The sequencing system we use in the message store may be quite confusing
if you haven't looked at it in the last 10 minutes. For that reason, let's
review the mechanics here.
Our goal is to implement a reasonably robust system for delivering messages
from us to our peer. The system should be smart enough to recover if the peer
happens to lose messages that we have already sent, provided that these
messages are not too old (we'll see below what 'too old' means).
Messages added to the store are identified by increasing natural numbers, the
first message added is identified by 0, the second by 1, and so on. We call
"sequence" the number identifying the next message that we want to send. For
example, if the store has been added ten messages (that we represent with
uppercase letters) and we want start sending the first of them, our store
would like like::
sequence: 0
messages: A, B, C, D, E, F, G, H, I, J
^
The "^" marker is what we call "pending offset" and is the displacement of the
message we want to send next from the first message we have in the store.
Let's say we now send to our peer a batch of 3 sequential messages. In the
payload we include the body of the messages being sent and the sequence, which
identifies the first message of the batch. In this case the payload would look
like (pseudo-code)::
(sequence: 0, messages: A, B, C)
If everything works fine on the other end, our peer replies with a payload that
would like::
(next-expected-sequence: 4)
meaning that the peer as received all the three messages that we sent, an so
the next message it expects to receive is the one identified by the number 4.
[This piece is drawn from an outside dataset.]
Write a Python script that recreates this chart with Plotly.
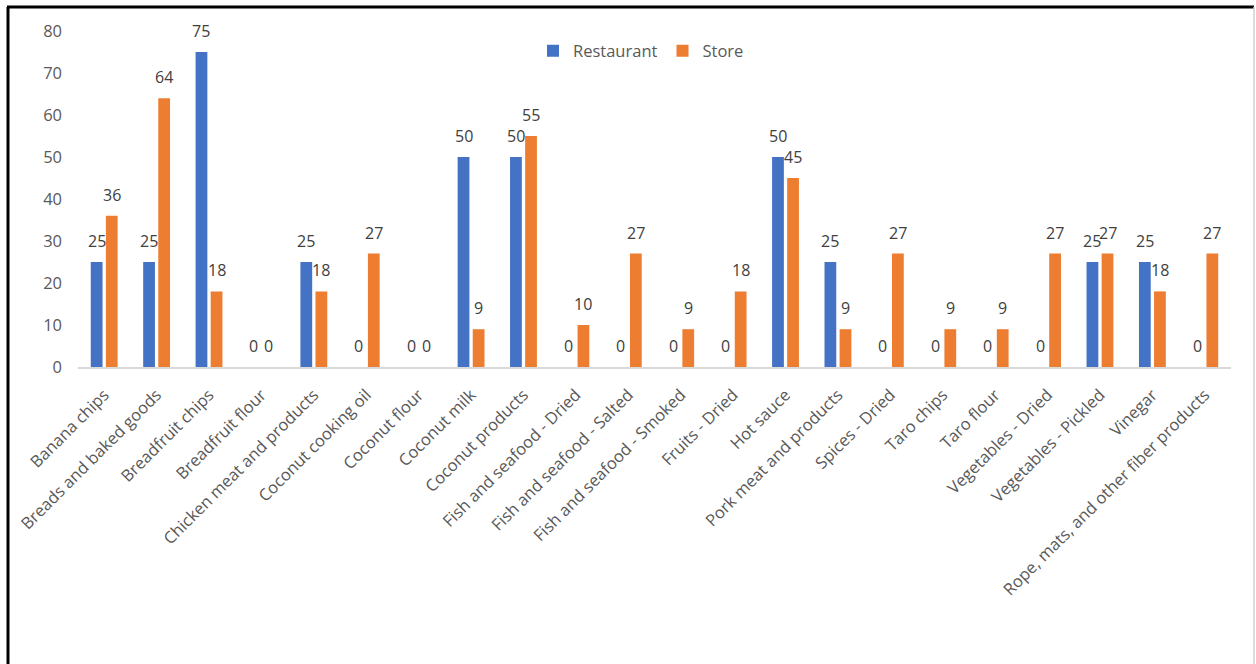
import plotly.graph_objects as go

categories = ["Banana chips", "Breads and baked goods", "Breadfruit chips", "Breadfruit flour",
              "Chicken meat and products", "Coconut cooking oil", "Coconut flour", "Coconut milk",
              "Coconut products", "Fish and seafood - Dried", "Fish and seafood - Salted",
              "Fish and seafood - Smoked", "Fruits - Dried", "Hot sauce", "Pork meat and products",
              "Spices - Dried", "Taro chips", "Taro flour", "Vegetables - Dried",
              "Vegetables - Pickled", "Vinegar", "Rope, mats, and other fiber products"]
restaurant = [25, 25, 75, 0, 25, 0, 0, 50, 50, 0, 0, 0, 0, 50, 25, 0, 0, 0, 0, 25, 25, 0]
store = [36, 64, 18, 0, 18, 27, 0, 9, 55, 10, 27, 9, 18, 45, 9, 27, 9, 9, 27, 27, 18, 27]

FONT = "Open Sans"
BAR_GAP = 0.424
GROUP_GAP = 0.22

W, H = 1256, 664
L, R, T, B = 78, 1231, 31, 367
pw, ph = R - L, B - T

def px(x):
    return (x - L) / pw

def py(y):
    return (B - y) / ph

fig = go.Figure()
fig.add_trace(go.Bar(name="Restaurant", x=categories, y=restaurant, marker_color="#4472C4"))
fig.add_trace(go.Bar(name="Store", x=categories, y=store, marker_color="#ED7D31"))

# data labels placed above each bar
cw = pw / len(categories)
slot = cw * (1 - BAR_GAP) / 2
annotations = []
for vals, sign in ((restaurant, -1), (store, 1)):
    for c, v in zip(categories, vals):
        annotations.append(dict(x=c, y=v, xref="x", yref="y", text=str(v), showarrow=False,
                                xanchor="center", yanchor="bottom", xshift=sign * slot / 2,
                                yshift=8, font=dict(size=16, color="#404040", family=FONT)))

fig.update_layout(
    width=W, height=H,
    margin=dict(l=L, r=W - R, t=T, b=H - B),
    paper_bgcolor="white", plot_bgcolor="white",
    barmode="group", bargap=BAR_GAP, bargroupgap=GROUP_GAP,
    font=dict(family=FONT, color="#595959"),
    legend=dict(orientation="h", x=px(641), y=py(51), xanchor="center", yanchor="middle",
                font=dict(size=16.5, color="#595959", family=FONT), bgcolor="rgba(0,0,0,0)",
                itemwidth=30),
    xaxis=dict(tickangle=-45, tickfont=dict(size=16.5, color="#595959", family=FONT),
               showline=True, linecolor="#D9D9D9", linewidth=1.5, showgrid=False, ticks="",
               ticklabelstandoff=10),
    yaxis=dict(range=[0, 80], dtick=10, showgrid=False, zeroline=False,
               tickfont=dict(size=16.5, color="#595959", family=FONT), ticks="",
               ticklabelstandoff=15),
    annotations=annotations,
    shapes=[
        dict(type="line", xref="paper", yref="paper", x0=px(8), x1=px(8), y0=py(7), y1=py(700),
             line=dict(color="black", width=3)),
        dict(type="line", xref="paper", yref="paper", x0=px(7), x1=px(1254), y0=py(7), y1=py(7),
             line=dict(color="black", width=3)),
        dict(type="line", xref="paper", yref="paper", x0=px(1254), x1=px(1254), y0=py(7), y1=py(700),
             line=dict(color="#D0D0D0", width=1.5)),
    ],
)
fig.update_traces(marker_line_width=0)
fig.write_html("out.html")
At this point we update both our pending offset and our sequence values, and
the store now looks like::
sequence: 4
messages: A, B, C, D, E, F, G, H, I, J
^
Great, now let's pretend that we send another batch, this time with five
messages::
(sequence: 4, messages: D, E, F, G, H)
Our peer receives them fine responding with a payload looking like::
(next-expected-sequence: 9)
meaning that it received all the eight messages we sent so far and it's waiting
for the ninth. This is the second successful batch that we send in a row, so we
can be reasonably confident that at least the messages in the first batch are
not really needed anymore. We delete them and we update our sequence and
pending offset accordingly::
sequence: 9
messages: D, E, F, G, H, I, J
^
Note that we still want to keep around the messages we sent in the very last
batch, just in case. Indeed we now try to send a third batch with the last two
messages that we have, but our peer surprisingly replies us with this payload::
(next-expected-sequence: 6)
Ouch! This means that something bad happened and our peer has somehow lost not
only the two messages that we sent in the last batch, but also the last three
messages of the former batch :(
Luckly we've kept enough old messages around that we can try to send them
again, we update our sequence and pending offset and the store looks like::
sequence: 6
messages: D, E, F, G, H, I, J
^
We can now start again sending messages using the same strategy.
Note however that in the worst case scenario we could receive from our peer
a next-expected-sequence value which is so old to be outside our buffer
of already-sent messages. In that case there is now way we can recover the
lost messages, and we'll just send the oldest one that we have.
See L{MessageStore} for details about how messages are stored on the file
system and L{landscape.lib.message.got_next_expected} to check how the
strategy for updating the pending offset and the sequence is implemented.